Which environmental modeling tools should I list on my resume?
Prioritize tools specified in the target job posting. MODFLOW and Visual MODFLOW dominate groundwater modeling roles. AERMOD is standard for air quality dispersion analysis. ArcGIS is expected for spatial data management and site mapping. For water treatment design, reference modeling tools like EPA-Net or biokinetic models. Only list tools where you can discuss model setup, calibration methodology, and result interpretation during a technical interview assessment.
Should I include HAZWOPER certification on my environmental engineering resume?
OSHA 40-Hour HAZWOPER training is a baseline requirement for environmental engineers who perform field work at contaminated sites. Listing it confirms your readiness for site investigation and remediation oversight tasks. If you have completed specialized HAZWOPER supervisor training or have maintained your annual refresher without gaps, mention this as well. For office-based roles focused on permitting or environmental compliance, other credentials like QEP or CHMM may carry more differentiating value.

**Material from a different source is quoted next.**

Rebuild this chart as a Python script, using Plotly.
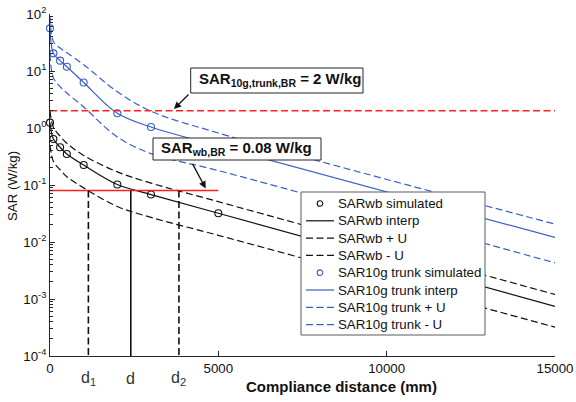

How can an environmental engineer make their resume stand out?
Differentiate your resume with three combined strategies. Lead every experience bullet with a quantified environmental outcome such as contaminant concentration reduction, regulatory closure achieved, or compliance record sustained. Add a dedicated projects section highlighting complex multi-phase remediation or environmental impact assessment engagements. Reference specific regulations and standards like CERCLA response actions or ASTM Phase II procedures to demonstrate regulatory depth. Technically precise, results-oriented resumes consistently outperform generic template-based submissions.